1) it would have been good to have all your supplies (devices, warm cloths) with you.
2) I think you might have told the patient (me) what you were going to do and what the result would be.
3) Maybe ask the patient if this was alright and were there any questions?
4) Do the procedure and dispose of equipment.
5) Ask the patient how he/she is doing? Feeling okay?
What I didn't say and wish that I had was, "What could I have done better for you as a patient?"
Jennifer listened to me and agreed that my comments indicated a more professional approach to all this procedure. She thanked me and I felt that she took the critique well and that we had a positive interaction. I also told her that I thought she was going to make an excellent nurse. I truly believe that--I know students well enough. Later on the RN came by and mentioned that Jennifer had said positive things our our conversation.
I wish to make a major point here. Had the nursing professor had told Jennifer to some if not all of those items I just mentioned in my critique we would have set her up for success. Success breeds success. Jennifer and I had a positive outcome regardless but some coaching from the professor, she could have been assure of success. We were lucky. You don't throw a student out in deep water without assistance. I think my follow up with her will assure her of positive values going into the next stressful situation. I also think the professor needed to follow up with "nice job, well done." The intern needed a pat on the back. Taking out the catheter is a psycho-motor task with some cognition thrown in. This situation at the end needed the affective domain stuff (values/feelings).
Now in defense of the nursing professor. Interns, student teachers and nursing interns are a high maintenance student. Five or six student teachers would be a teaching load for me but college administrators want to see class loads of thirty to sixty students. The state legislature wants to see how hard college professors are working and if they see that a prof has only five students they get upset. I do not know how many students this nursing professional had to supervise--probably more then she needed. Still I am concerned when we put our students into stressful situations and not give them the support that they deserve.

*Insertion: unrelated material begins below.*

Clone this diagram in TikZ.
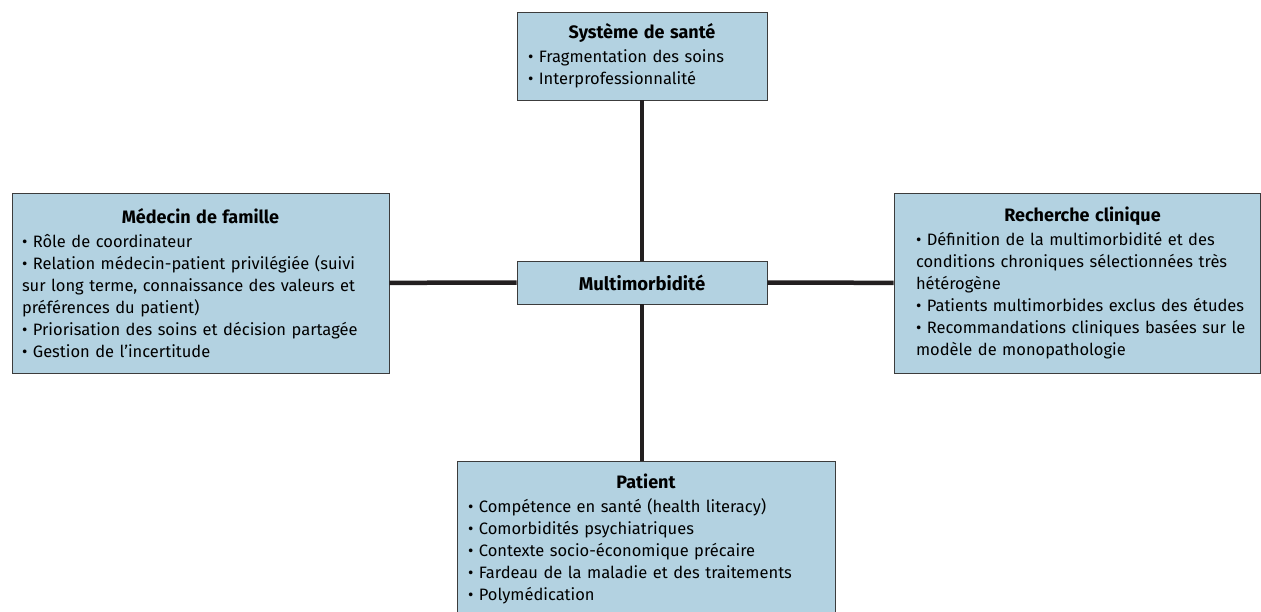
\documentclass[tikz,border=0pt]{standalone}
\usepackage{fontspec}
\setmainfont{Fira Sans}

\definecolor{boxblue}{RGB}{179,210,225}
\definecolor{boxline}{RGB}{60,60,60}
\definecolor{linkline}{RGB}{35,31,32}

\newcommand{\boxhead}[1]{{\centering\fontsize{18}{22}\selectfont\bfseries #1\par}\vspace{2pt}}
\newcommand{\puce}{\textbullet\ }

\begin{document}
\begin{tikzpicture}[x=1pt,y=-1pt,
  theme/.style={draw=boxline, line width=0.9pt, fill=boxblue, font=\fontsize{16.5}{22}\selectfont, align=left, inner ysep=0pt},
  link/.style={draw=linkline, line width=4.5pt}]
\clip (0,0) rectangle (1261,611);
\node[theme, minimum width=250pt, minimum height=88pt, text width=228pt, inner xsep=11pt] (sante) at (642,56)
  {\boxhead{Système de santé}\puce Fragmentation des soins\\ \puce Interprofessionnalité};
\node[theme, minimum width=250pt, minimum height=43pt, align=center, font=\fontsize{18.5}{22}\selectfont\bfseries] (multi) at (642,282.5) {Multimorbidité};
\node[theme, minimum width=377pt, minimum height=180pt, text width=357pt, inner xsep=10pt] (medecin) at (200.5,283)
  {\boxhead{Médecin de famille}\puce Rôle de coordinateur\\ \puce Relation médecin-patient privilégiée (suivi\\ sur long terme, connaissance des valeurs et\\ préférences du patient)\\ \puce Priorisation des soins et décision partagée\\ \puce Gestion de l’incertitude};
\node[theme, minimum width=366pt, minimum height=180pt, text width=344pt, inner xsep=11pt] (recherche) at (1077,283)
  {\hspace*{11pt}\parbox[t]{333pt}{\raggedright\boxhead{Recherche clinique}\puce Définition de la multimorbidité et des\\ conditions chroniques sélectionnées très\\ hétérogène\\ \puce Patients multimorbides exclus des études\\ \puce Recommandations cliniques basées sur le\\ modèle de monopathologie}};
\node[theme, minimum width=378pt, minimum height=156pt, text width=356pt, inner xsep=11pt] (patient) at (646,539)
  {\boxhead{Patient}\puce Compétence en santé (health literacy)\\ \puce Comorbidités psychiatriques\\ \puce Contexte socio-économique précaire\\ \puce Fardeau de la maladie et des traitements\\ \puce Polymédication};

\draw[link] (sante) -- (multi);
\draw[link] (multi) -- (multi |- patient.north);
\draw[link] (medecin) -- (multi);
\draw[link] (multi) -- (recherche);

\end{tikzpicture}
\end{document}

Remember, if you set your student up for success it will be easier in the long run. Look at yourself for a moment. What do you like to do? Whatever it may be you are probably good at it. You're happy with the outcome and you have the skills or knowledge to cope with the situation. Success begets, breeds, promotes, ensures success. Isn't that what we want? Successful students.
I wonder which of my professors put me on to this success behavior. I really would like to thank them for this important piece of learning. And thanks to all the teachers who are making sure their students learn something successfully.